Un EPF et une Safer répondent à des motivations différentes, mais contribuent finalement à la même chose : faire en sorte que des territoires, agricoles ou non selon les cas, ne soient ni oubliés ni développés n’importe comment.
Je réponds donc clairement à votre question : oui, les EPF et les Safer doivent coordonner leurs actions et, oui, nous devons donner les moyens aux Safer d’exercer leurs missions ! D’ailleurs, je l’ai déjà dit, à la suite de l’adoption de la loi Pacte, nous aurons la possibilité, à partir du 1er juillet prochain, de contrôler les ventes de terrains pour éviter, dans le cadre de notre souveraineté nationale et alimentaire, certaines acquisitions.
Les Safer doivent également mener un travail sur les cessions partielles – il me semble que c’est le sens de votre question. Ce sujet fait évidemment partie de la concertation en cours ; nous verrons à son issue comment avancer.
Pour conclure, je veux vous dire que nous ne souhaitons pas que le projet de loi à venir vienne « d’en haut ». Il doit être élaboré par tous les acteurs de terrain dans le cadre de cette concertation, être coconstruit. C’est ensemble que nous en bâtirons l’architecture.

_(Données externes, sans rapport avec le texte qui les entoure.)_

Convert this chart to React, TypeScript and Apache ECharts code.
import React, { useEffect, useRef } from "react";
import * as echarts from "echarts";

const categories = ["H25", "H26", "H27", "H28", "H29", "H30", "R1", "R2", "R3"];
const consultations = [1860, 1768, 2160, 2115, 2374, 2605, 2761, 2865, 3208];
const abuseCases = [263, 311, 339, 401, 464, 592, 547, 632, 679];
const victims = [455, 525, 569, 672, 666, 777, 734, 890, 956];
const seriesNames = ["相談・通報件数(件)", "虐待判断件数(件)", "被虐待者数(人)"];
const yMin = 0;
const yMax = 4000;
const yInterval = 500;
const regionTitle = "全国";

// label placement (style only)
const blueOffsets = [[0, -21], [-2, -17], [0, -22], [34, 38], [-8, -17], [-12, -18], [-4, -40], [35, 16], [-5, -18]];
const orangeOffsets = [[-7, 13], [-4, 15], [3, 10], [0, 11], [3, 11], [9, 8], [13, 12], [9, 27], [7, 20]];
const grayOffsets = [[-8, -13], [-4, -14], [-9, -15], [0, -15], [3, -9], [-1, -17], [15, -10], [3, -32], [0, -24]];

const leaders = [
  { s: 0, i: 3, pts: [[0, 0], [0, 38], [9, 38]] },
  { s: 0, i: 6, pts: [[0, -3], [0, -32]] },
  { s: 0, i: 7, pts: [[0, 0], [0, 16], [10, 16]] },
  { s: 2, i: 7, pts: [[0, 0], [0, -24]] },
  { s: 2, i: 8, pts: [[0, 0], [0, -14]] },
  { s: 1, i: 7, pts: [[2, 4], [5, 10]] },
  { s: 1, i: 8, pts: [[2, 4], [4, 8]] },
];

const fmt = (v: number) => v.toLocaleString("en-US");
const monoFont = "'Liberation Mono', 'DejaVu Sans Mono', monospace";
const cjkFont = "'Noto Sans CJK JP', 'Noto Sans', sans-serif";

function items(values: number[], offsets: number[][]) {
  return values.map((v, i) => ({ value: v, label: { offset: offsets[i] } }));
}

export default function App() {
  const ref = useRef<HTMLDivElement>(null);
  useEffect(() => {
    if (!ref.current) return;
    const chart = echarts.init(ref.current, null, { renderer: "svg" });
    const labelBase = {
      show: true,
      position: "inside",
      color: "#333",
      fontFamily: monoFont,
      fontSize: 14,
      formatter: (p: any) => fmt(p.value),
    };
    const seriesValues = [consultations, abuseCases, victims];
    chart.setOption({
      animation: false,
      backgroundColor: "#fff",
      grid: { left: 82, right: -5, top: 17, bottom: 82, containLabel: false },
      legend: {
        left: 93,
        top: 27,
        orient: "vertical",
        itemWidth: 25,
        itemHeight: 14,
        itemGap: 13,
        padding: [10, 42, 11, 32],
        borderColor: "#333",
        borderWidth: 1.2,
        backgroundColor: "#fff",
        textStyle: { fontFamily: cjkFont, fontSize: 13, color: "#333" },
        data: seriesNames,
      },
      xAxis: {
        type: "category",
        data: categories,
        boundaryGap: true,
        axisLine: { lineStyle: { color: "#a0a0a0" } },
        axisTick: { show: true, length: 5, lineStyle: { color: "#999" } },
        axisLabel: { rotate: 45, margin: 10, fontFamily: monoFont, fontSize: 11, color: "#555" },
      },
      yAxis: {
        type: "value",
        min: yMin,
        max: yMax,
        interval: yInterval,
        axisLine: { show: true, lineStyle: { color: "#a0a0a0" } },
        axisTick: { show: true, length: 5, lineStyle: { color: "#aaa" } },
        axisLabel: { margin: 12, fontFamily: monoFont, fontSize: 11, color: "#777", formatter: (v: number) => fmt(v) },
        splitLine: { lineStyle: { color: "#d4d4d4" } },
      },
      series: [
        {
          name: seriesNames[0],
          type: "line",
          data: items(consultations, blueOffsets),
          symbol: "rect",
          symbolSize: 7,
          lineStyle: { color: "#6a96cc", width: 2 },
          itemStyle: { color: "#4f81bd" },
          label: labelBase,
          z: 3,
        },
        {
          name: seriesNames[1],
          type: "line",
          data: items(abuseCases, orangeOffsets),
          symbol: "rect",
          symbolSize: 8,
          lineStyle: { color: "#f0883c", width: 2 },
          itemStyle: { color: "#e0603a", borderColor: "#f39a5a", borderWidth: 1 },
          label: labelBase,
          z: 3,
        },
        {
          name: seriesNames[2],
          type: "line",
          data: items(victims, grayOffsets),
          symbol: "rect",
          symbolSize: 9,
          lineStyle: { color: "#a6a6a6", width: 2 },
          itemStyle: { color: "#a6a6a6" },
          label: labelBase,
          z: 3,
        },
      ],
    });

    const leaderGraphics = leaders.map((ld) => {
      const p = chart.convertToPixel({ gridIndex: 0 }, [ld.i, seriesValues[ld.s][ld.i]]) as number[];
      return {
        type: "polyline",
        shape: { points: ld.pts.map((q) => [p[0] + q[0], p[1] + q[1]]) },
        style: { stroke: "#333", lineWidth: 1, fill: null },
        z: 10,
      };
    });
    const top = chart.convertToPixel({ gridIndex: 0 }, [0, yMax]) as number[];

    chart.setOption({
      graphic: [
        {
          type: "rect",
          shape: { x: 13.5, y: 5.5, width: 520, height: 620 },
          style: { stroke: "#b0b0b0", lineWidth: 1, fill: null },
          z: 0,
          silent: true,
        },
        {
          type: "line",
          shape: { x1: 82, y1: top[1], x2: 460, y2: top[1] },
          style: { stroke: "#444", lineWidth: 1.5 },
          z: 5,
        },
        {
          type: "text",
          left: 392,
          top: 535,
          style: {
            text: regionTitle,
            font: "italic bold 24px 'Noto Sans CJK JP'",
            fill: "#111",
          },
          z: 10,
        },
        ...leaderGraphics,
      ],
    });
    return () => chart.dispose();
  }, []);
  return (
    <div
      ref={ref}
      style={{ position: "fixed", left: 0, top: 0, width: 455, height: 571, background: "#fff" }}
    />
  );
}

M. le président. La parole est à M. Henri Cabanel, pour la réplique.
M. Henri Cabanel. J’entends votre propos, monsieur le ministre, mais je ne peux que constater le désengagement de l’État. En fait, les Safer ont aujourd’hui comme seule source de financement les ventes de terrains. Elles vendent donc des grands domaines et prennent au passage un pourcentage, ce qui n’est, certes, pas si mal… C’est pourquoi je voudrais qu’on grave dans le marbre l’idée d’un financement pérenne des Safer. Pour cela, je vous soumets une proposition : évaluer les conséquences d’un transfert d’une part de la TSE vers les Safer. Cette proposition répondrait à l’objectif d’un financement pérenne.
M. le président. La parole est à Mme Françoise Férat.

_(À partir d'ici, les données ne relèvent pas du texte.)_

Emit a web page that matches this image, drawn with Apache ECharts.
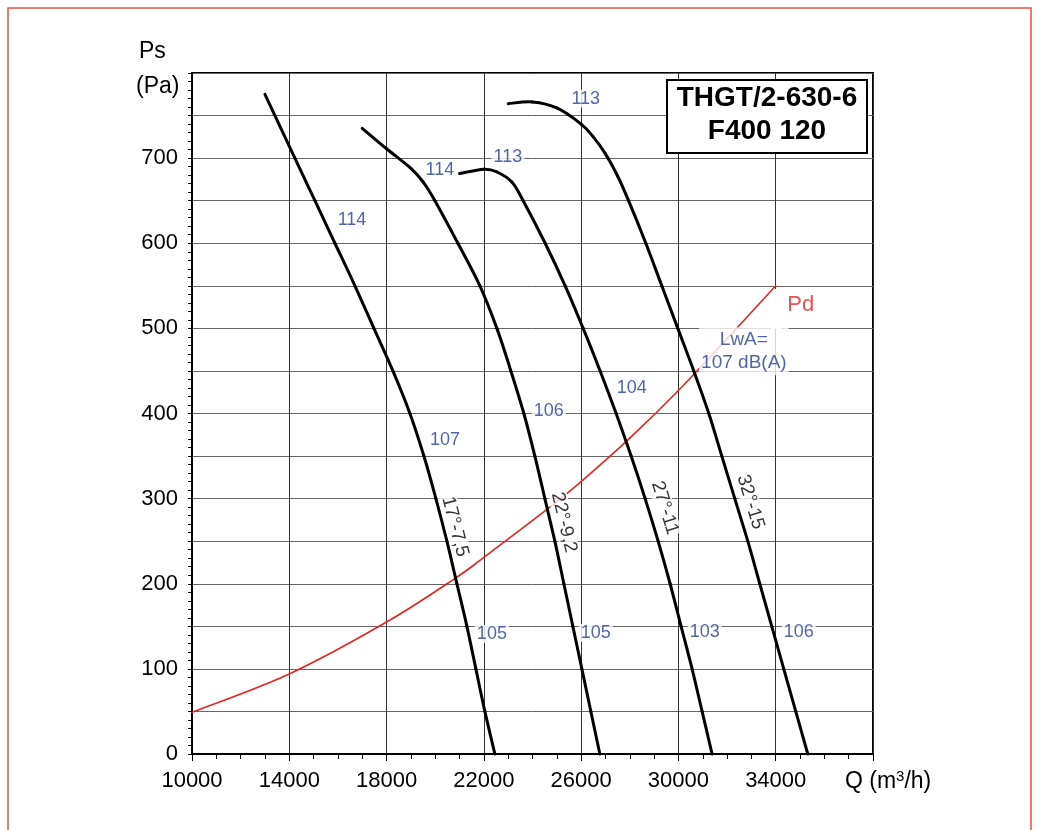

Mme Françoise Férat. Je voudrais évoquer plus particulièrement le foncier viticole.
La maîtrise du foncier est un enjeu essentiel pour les exploitations familiales viticoles et pour le maintien des équilibres entre le vignoble et le négoce. Elle permet notamment un partage de la valeur ajoutée entre les acteurs répartis sur les territoires grâce à un maillage de petites exploitations.

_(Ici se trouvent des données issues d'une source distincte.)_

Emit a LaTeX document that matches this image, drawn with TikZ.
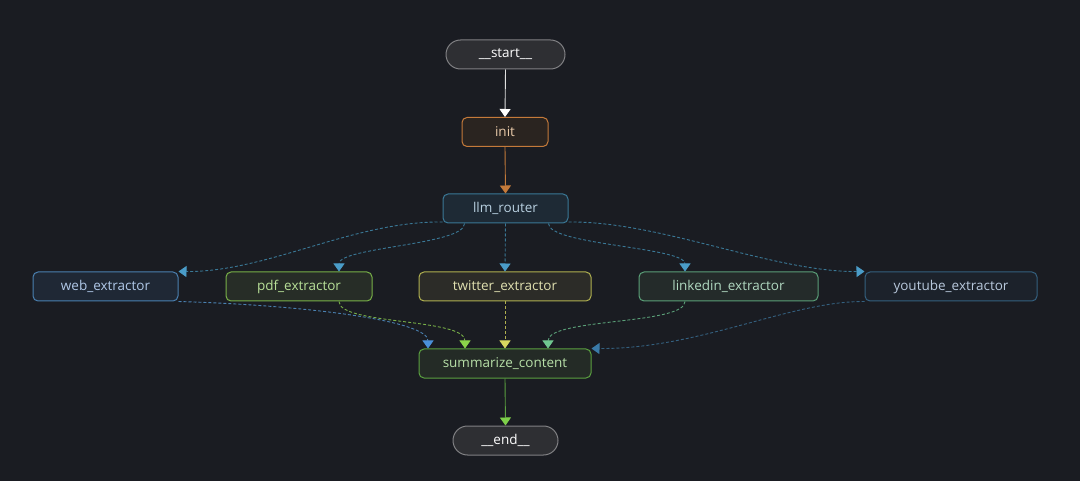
\documentclass[tikz,border=0pt]{standalone}
\usepackage{fontspec}
\setmainfont{Open Sans}
\usetikzlibrary{arrows.meta,shapes.misc}
\definecolor{bg}{HTML}{1A1C22}
\definecolor{termf}{HTML}{2E2F33}
\definecolor{termb}{HTML}{808083}
\definecolor{initb}{HTML}{C47A3A}
\definecolor{initf}{HTML}{2A2420}
\definecolor{initt}{HTML}{E8C9A8}
\definecolor{llmb}{HTML}{3A7896}
\definecolor{llmf}{HTML}{1E2A35}
\definecolor{llmt}{HTML}{B8D0E0}
\definecolor{llma}{HTML}{4A9CC8}
\definecolor{webb}{HTML}{4A80B0}
\definecolor{webf}{HTML}{1F2835}
\definecolor{webt}{HTML}{B0C8E8}
\definecolor{weba}{HTML}{4A90D9}
\definecolor{pdfb}{HTML}{78B048}
\definecolor{pdff}{HTML}{272D27}
\definecolor{pdft}{HTML}{B8E098}
\definecolor{pdfa}{HTML}{8BD44A}
\definecolor{twb}{HTML}{B0B050}
\definecolor{twf}{HTML}{2C2C28}
\definecolor{twt}{HTML}{E0E0B0}
\definecolor{twa}{HTML}{D8D860}
\definecolor{lib}{HTML}{5A9F78}
\definecolor{lif}{HTML}{242B2A}
\definecolor{lit}{HTML}{B0D8C0}
\definecolor{lia}{HTML}{70C890}
\definecolor{ytb}{HTML}{34607F}
\definecolor{ytf}{HTML}{1C222B}
\definecolor{ytt}{HTML}{B8C8DC}
\definecolor{yta}{HTML}{3A7AA8}
\definecolor{sumb}{HTML}{5AA040}
\definecolor{sumf}{HTML}{242B26}
\definecolor{sumt}{HTML}{B8E0A8}
\definecolor{suma}{HTML}{7ED04A}
\begin{document}
\begin{tikzpicture}[x=1pt,y=-1pt,
  font=\fontsize{13.5}{15}\selectfont,
  box/.style={draw, rounded corners=5pt, line width=1pt, minimum height=29pt, inner sep=0pt},
  term/.style={draw, rounded rectangle, line width=1pt, minimum height=29pt, inner sep=0pt},
  conn/.style={line width=0.9pt, -{Triangle[width=11pt,length=8pt,color=#1]}},
  dsh/.style={dash pattern=on 3pt off 2pt}]
\fill[bg] (0,0) rectangle (1080,481);
\useasboundingbox (0,0) rectangle (1080,481);

\node[term, draw=termb, fill=termf, text=white, minimum width=119pt] (start) at (505.5,54.5) {\_\_start\_\_};
\node[box, draw=initb, fill=initf, text=initt, minimum width=86pt] (init) at (505,132) {init};
\node[box, draw=llmb, fill=llmf, text=llmt, minimum width=125pt] (llm) at (505.5,208.5) {llm\_router};
\node[box, draw=webb, fill=webf, text=webt, minimum width=145pt] (web) at (105.5,286.5) {web\_extractor};
\node[box, draw=pdfb, fill=pdff, text=pdft, minimum width=146pt] (pdf) at (299,286.5) {pdf\_extractor};
\node[box, draw=twb, fill=twf, text=twt, minimum width=172pt] (tw) at (505,286.5) {twitter\_extractor};
\node[box, draw=lib, fill=lif, text=lit, minimum width=179pt] (li) at (728.5,286.5) {linkedin\_extractor};
\node[box, draw=ytb, fill=ytf, text=ytt, minimum width=172pt] (yt) at (951,286.5) {youtube\_extractor};
\node[box, draw=sumb, fill=sumf, text=sumt, minimum width=172pt] (sum) at (505,363.5) {summarize\_content};
\node[term, draw=termb, fill=termf, text=white, minimum width=105pt] (end) at (505.5,440.5) {\_\_end\_\_};

\draw[conn=white, draw=white!88!black] (start.south) -- (init.north);
\draw[conn=initb, draw=initb] (init.south) -- (llm.north);

\draw[conn=llma, draw=llmb, dsh] ([yshift=1.5pt]llm.south west) .. controls (353,221) and (268,272) .. (web.north east);
\draw[conn=llma, draw=llmb, dsh] ([xshift=22pt]llm.south west) .. controls (465,245) and (339,247) .. ([xshift=40pt]pdf.north);
\draw[conn=llma, draw=llmb, dsh] (llm.south) -- (tw.north);
\draw[conn=llma, draw=llmb, dsh] ([xshift=-20pt]llm.south east) .. controls (548,245) and (685,247) .. ([xshift=-43.5pt]li.north);
\draw[conn=llma, draw=llmb, dsh] ([yshift=1.5pt]llm.south east) .. controls (660,221) and (773,272) .. (yt.north west);

\draw[conn=weba, draw=webb, dsh] (web.south east) .. controls (300,305) and (428,320) .. ([xshift=-77pt]sum.north);
\draw[conn=pdfa, draw=pdfb, dsh] ([xshift=40pt]pdf.south) .. controls (339,325) and (465,318) .. ([xshift=-40pt]sum.north);
\draw[conn=twa, draw=twb, dsh] (tw.south) -- (sum.north);
\draw[conn=lia, draw=lib, dsh] ([xshift=-43.5pt]li.south) .. controls (685,325) and (548,318) .. ([xshift=43pt]sum.north);
\draw[conn=yta, draw=ytb, dsh] (yt.south west) .. controls (790,301) and (700,349) .. (sum.north east);

\draw[conn=suma, draw=sumb] (sum.south) -- (end.north);
\end{tikzpicture}
\end{document}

La fiscalité patrimoniale, que ce soit celle sur les successions ou celle sur les donations, frappe lourdement les transmissions familiales, notamment lorsque le prix du foncier est élevé. En conséquence, les héritiers sont incités à céder ce foncier, plutôt qu’à le conserver ou à le louer à des membres de la famille, ce qui fait courir un risque de morcellement et de disparition des exploitations familiales. Par exemple, entre 2006 et 2016, une diminution de 6 % des structures moyennes a été constatée en Champagne. Les mesures actuelles, principalement l’exonération partielle des biens loués par bail à long terme, n’apparaissent plus suffisantes pour résoudre ce problème.
Monsieur le ministre, j’aimerais recueillir votre avis sur quelques propositions – j’ai porté certaines d’entre elles lors de l’examen du dernier projet de loi de finances – : premièrement, favoriser les transmissions dans un cadre familial au travers d’une exonération significative des droits de donation et de succession pour les biens loués pendant une durée longue ; deuxièmement, exonérer d’impôt sur la fortune immobilière les propriétaires qui affectent durablement leurs terres à des exploitations agricoles ; troisièmement, rendre le contrôle du foncier agricole plus efficient, lorsque sa mutation prend la forme d’une vente de droits démembrés ou d’une cession de parts de société ; quatrièmement, rétablir une fiscalité patrimoniale incitative pour les investissements dans les parts de groupements fonciers agricoles.